:: ENTRIES PROVIDED

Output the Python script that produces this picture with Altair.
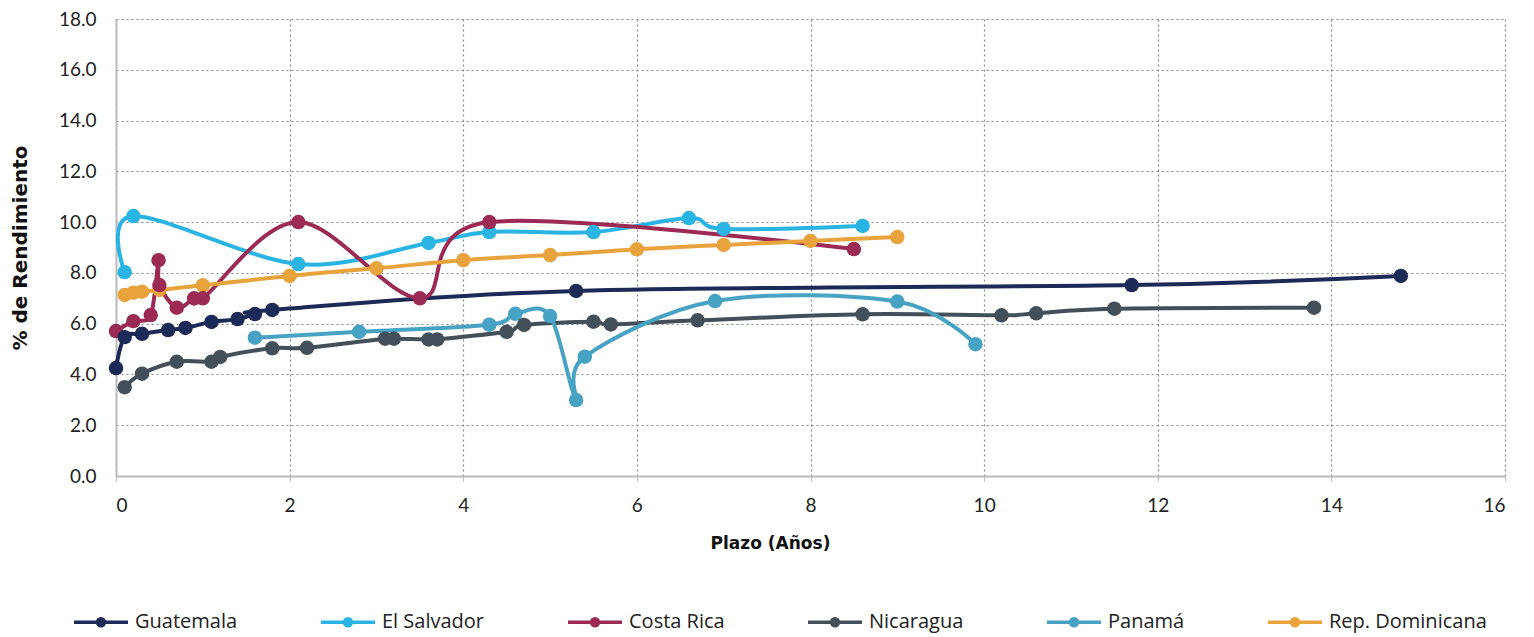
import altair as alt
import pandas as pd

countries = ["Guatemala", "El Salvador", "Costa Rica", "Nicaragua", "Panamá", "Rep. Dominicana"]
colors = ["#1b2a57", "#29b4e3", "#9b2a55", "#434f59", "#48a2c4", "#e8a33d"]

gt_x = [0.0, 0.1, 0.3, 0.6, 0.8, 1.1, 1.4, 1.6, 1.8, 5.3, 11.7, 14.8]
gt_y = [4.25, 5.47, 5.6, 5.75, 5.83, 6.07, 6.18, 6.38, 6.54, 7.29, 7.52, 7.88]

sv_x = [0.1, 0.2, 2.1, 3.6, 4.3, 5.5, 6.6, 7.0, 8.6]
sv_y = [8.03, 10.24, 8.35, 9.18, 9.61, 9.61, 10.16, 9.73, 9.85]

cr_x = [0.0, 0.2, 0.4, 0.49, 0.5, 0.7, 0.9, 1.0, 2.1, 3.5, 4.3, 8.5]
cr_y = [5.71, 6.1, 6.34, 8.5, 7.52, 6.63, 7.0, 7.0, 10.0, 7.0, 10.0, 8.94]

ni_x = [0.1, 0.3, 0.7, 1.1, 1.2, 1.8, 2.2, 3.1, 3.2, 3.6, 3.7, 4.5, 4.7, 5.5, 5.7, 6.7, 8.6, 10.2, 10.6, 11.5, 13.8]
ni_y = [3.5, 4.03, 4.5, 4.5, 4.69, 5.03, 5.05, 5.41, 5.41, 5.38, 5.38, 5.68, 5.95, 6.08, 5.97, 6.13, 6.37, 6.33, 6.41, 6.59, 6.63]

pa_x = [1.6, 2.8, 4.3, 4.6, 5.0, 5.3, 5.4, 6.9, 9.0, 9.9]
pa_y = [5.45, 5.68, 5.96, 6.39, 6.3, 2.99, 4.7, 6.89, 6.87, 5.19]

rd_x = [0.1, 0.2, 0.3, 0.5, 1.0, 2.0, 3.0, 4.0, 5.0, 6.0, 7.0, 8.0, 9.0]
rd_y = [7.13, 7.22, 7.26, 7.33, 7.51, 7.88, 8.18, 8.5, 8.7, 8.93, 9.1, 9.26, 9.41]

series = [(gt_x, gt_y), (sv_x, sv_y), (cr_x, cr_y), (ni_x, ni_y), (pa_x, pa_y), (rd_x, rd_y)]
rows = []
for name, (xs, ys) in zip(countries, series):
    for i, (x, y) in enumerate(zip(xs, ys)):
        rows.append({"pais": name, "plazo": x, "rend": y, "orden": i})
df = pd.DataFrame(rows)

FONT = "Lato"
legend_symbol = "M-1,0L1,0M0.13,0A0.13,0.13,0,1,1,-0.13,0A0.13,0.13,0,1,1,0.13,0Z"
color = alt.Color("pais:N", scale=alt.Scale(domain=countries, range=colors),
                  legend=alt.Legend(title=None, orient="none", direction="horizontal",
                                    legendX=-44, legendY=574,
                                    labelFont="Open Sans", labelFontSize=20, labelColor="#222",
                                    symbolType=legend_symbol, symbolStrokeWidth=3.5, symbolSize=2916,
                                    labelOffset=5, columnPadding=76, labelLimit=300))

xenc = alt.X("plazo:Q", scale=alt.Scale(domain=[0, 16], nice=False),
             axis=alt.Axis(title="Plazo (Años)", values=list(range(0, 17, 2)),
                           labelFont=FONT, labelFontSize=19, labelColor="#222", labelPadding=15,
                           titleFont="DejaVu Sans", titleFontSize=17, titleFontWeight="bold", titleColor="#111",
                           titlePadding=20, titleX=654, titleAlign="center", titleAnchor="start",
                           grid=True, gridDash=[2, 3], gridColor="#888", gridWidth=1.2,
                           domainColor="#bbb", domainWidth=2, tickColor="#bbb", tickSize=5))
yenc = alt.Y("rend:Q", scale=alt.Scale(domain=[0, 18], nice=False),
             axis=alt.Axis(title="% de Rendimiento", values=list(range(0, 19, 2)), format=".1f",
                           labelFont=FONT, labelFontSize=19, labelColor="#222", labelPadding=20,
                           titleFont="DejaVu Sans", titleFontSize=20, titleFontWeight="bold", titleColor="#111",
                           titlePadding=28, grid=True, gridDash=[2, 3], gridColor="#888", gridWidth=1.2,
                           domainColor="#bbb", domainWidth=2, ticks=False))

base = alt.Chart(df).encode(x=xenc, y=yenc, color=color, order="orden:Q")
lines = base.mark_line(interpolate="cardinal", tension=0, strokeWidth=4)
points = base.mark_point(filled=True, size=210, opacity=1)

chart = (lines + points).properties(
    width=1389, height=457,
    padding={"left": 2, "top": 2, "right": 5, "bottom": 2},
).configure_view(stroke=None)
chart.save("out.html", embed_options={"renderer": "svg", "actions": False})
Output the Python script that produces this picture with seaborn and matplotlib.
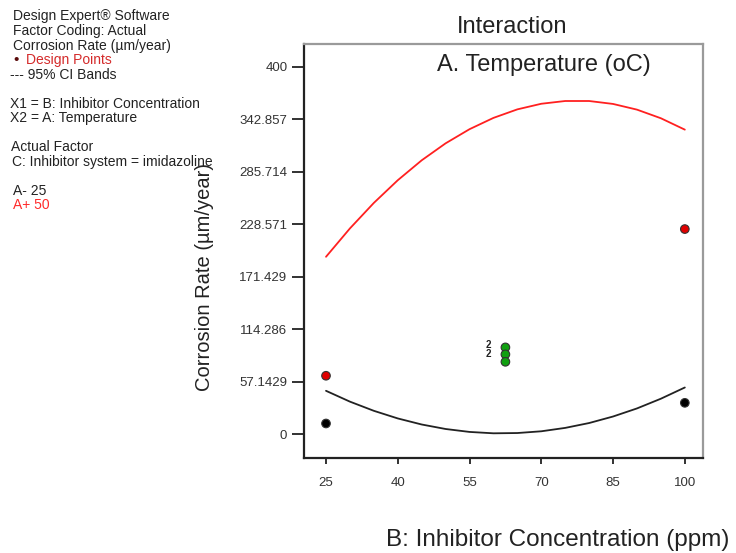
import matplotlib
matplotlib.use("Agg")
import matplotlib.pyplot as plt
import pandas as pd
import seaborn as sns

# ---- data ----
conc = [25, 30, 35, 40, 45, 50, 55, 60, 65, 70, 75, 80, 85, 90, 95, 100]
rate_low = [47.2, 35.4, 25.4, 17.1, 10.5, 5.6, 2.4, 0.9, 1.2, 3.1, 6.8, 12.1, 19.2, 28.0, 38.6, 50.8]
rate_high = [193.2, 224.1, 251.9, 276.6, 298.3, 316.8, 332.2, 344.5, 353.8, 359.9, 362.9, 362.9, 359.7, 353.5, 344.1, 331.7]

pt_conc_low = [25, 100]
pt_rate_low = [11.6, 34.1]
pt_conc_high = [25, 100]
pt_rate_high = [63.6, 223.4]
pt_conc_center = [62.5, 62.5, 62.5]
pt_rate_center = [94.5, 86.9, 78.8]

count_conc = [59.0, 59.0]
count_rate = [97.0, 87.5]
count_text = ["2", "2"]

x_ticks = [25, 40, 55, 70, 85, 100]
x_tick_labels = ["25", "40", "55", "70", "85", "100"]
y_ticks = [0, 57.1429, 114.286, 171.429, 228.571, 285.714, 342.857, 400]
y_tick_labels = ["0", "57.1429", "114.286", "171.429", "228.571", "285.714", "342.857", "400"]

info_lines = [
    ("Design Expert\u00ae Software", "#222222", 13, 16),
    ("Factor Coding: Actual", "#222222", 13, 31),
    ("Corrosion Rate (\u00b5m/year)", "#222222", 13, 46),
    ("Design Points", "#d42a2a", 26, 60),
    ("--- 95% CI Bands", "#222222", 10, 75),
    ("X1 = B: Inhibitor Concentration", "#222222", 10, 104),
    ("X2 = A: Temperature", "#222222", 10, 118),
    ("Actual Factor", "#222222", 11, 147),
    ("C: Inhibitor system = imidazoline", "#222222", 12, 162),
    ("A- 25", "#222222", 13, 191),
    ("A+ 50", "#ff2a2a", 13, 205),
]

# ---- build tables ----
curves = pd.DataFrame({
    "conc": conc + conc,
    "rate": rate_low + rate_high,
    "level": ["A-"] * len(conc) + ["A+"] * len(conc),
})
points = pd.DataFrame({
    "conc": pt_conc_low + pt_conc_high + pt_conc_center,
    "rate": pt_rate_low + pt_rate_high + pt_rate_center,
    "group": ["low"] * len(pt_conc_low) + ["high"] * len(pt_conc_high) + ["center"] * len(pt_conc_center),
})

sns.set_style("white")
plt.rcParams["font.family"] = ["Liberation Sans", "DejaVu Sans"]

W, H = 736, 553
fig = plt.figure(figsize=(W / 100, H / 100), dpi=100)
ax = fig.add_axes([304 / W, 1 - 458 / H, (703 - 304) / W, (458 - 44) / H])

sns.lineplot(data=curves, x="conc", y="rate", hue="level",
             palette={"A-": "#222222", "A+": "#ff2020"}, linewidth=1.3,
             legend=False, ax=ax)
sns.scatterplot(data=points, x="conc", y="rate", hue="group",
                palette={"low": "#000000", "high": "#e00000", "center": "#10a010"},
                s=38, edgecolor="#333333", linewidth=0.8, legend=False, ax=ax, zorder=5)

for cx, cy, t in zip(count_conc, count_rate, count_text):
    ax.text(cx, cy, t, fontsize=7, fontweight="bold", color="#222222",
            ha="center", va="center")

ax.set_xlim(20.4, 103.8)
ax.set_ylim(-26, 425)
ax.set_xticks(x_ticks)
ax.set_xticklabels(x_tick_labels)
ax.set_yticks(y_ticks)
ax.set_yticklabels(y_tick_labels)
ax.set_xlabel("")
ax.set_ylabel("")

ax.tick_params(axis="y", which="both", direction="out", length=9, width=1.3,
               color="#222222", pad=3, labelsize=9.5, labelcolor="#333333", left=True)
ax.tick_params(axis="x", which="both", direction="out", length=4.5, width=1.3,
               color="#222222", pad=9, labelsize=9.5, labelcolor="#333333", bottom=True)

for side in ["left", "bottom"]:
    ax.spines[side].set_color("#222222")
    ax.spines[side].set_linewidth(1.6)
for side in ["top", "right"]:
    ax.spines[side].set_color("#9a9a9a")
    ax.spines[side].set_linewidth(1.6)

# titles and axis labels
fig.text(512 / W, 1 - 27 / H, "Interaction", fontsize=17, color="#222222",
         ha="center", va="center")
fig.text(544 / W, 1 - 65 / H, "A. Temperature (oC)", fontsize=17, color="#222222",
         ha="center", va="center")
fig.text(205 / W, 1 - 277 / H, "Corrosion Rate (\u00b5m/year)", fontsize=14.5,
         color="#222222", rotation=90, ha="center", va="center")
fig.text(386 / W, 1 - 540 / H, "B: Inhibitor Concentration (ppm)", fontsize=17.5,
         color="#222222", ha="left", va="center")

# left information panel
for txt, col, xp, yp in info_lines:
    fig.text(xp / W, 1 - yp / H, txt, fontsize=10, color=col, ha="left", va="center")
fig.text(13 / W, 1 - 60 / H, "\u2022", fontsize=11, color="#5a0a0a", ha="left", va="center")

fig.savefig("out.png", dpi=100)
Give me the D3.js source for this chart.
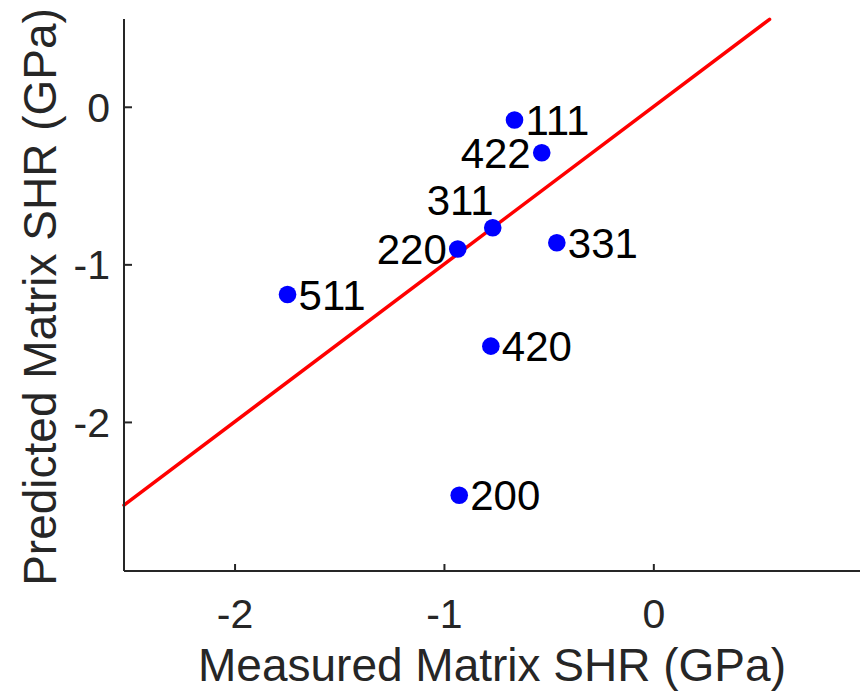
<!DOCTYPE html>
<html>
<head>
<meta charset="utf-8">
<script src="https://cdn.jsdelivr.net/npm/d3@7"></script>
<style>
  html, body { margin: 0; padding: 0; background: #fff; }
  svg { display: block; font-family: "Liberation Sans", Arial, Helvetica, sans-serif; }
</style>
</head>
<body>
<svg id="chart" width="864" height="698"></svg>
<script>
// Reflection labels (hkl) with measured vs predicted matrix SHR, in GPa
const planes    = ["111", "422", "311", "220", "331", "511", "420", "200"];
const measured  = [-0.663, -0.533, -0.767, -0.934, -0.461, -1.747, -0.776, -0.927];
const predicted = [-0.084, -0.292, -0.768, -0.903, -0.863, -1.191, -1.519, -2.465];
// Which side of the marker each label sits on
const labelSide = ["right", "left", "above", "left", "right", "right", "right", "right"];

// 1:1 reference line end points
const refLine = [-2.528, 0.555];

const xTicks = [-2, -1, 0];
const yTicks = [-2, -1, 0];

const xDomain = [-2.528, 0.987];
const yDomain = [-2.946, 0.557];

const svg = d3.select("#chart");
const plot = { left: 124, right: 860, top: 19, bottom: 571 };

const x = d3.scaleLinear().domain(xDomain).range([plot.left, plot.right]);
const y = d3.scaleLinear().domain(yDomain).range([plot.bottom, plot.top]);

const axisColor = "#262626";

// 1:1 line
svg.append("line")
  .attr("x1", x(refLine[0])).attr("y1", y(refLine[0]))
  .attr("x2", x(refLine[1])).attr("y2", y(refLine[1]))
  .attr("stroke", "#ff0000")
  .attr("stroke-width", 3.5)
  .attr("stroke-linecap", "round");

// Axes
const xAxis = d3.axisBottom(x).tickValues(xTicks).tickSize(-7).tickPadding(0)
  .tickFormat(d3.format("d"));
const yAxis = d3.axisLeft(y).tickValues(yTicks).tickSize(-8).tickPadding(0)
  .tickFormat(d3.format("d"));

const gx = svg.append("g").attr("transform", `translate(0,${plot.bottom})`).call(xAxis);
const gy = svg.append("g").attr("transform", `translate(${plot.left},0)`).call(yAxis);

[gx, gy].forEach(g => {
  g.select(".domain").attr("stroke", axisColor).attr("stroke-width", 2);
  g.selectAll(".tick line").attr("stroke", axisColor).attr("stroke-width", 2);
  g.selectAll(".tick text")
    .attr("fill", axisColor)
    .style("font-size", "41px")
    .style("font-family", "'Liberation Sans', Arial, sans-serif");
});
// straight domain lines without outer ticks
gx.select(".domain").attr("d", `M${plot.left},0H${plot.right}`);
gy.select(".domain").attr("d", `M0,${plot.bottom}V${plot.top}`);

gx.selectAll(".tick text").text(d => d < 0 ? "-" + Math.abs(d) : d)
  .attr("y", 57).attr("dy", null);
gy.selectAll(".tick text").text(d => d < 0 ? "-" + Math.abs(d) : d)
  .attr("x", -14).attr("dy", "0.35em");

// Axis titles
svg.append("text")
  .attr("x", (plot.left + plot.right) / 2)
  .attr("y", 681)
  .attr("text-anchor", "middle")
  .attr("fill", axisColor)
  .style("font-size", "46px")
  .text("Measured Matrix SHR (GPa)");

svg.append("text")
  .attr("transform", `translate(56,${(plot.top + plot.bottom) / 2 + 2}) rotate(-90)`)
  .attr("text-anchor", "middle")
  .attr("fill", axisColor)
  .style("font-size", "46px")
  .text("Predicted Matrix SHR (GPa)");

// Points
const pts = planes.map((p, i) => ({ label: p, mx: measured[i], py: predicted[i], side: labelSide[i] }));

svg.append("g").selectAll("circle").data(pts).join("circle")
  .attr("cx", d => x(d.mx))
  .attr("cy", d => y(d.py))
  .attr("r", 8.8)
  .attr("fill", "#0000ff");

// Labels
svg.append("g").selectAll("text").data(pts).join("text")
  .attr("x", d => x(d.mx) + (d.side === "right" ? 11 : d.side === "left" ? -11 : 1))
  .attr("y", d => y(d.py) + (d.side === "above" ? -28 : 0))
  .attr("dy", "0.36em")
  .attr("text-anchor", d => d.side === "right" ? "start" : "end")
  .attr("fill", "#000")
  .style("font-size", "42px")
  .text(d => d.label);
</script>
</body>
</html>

::::

▶ _TASK REQUIREMENTS_: Reproduce the data above word for word from its first line through the line that holds "df = pd.DataFrame(rows)", both ends included; skip pictures.

▶ _THE ANSWER_:
Output the Python script that produces this picture with Altair.
import altair as alt
import pandas as pd

countries = ["Guatemala", "El Salvador", "Costa Rica", "Nicaragua", "Panamá", "Rep. Dominicana"]
colors = ["#1b2a57", "#29b4e3", "#9b2a55", "#434f59", "#48a2c4", "#e8a33d"]

gt_x = [0.0, 0.1, 0.3, 0.6, 0.8, 1.1, 1.4, 1.6, 1.8, 5.3, 11.7, 14.8]
gt_y = [4.25, 5.47, 5.6, 5.75, 5.83, 6.07, 6.18, 6.38, 6.54, 7.29, 7.52, 7.88]

sv_x = [0.1, 0.2, 2.1, 3.6, 4.3, 5.5, 6.6, 7.0, 8.6]
sv_y = [8.03, 10.24, 8.35, 9.18, 9.61, 9.61, 10.16, 9.73, 9.85]

cr_x = [0.0, 0.2, 0.4, 0.49, 0.5, 0.7, 0.9, 1.0, 2.1, 3.5, 4.3, 8.5]
cr_y = [5.71, 6.1, 6.34, 8.5, 7.52, 6.63, 7.0, 7.0, 10.0, 7.0, 10.0, 8.94]

ni_x = [0.1, 0.3, 0.7, 1.1, 1.2, 1.8, 2.2, 3.1, 3.2, 3.6, 3.7, 4.5, 4.7, 5.5, 5.7, 6.7, 8.6, 10.2, 10.6, 11.5, 13.8]
ni_y = [3.5, 4.03, 4.5, 4.5, 4.69, 5.03, 5.05, 5.41, 5.41, 5.38, 5.38, 5.68, 5.95, 6.08, 5.97, 6.13, 6.37, 6.33, 6.41, 6.59, 6.63]

pa_x = [1.6, 2.8, 4.3, 4.6, 5.0, 5.3, 5.4, 6.9, 9.0, 9.9]
pa_y = [5.45, 5.68, 5.96, 6.39, 6.3, 2.99, 4.7, 6.89, 6.87, 5.19]

rd_x = [0.1, 0.2, 0.3, 0.5, 1.0, 2.0, 3.0, 4.0, 5.0, 6.0, 7.0, 8.0, 9.0]
rd_y = [7.13, 7.22, 7.26, 7.33, 7.51, 7.88, 8.18, 8.5, 8.7, 8.93, 9.1, 9.26, 9.41]

series = [(gt_x, gt_y), (sv_x, sv_y), (cr_x, cr_y), (ni_x, ni_y), (pa_x, pa_y), (rd_x, rd_y)]
rows = []
for name, (xs, ys) in zip(countries, series):
    for i, (x, y) in enumerate(zip(xs, ys)):
        rows.append({"pais": name, "plazo": x, "rend": y, "orden": i})
df = pd.DataFrame(rows)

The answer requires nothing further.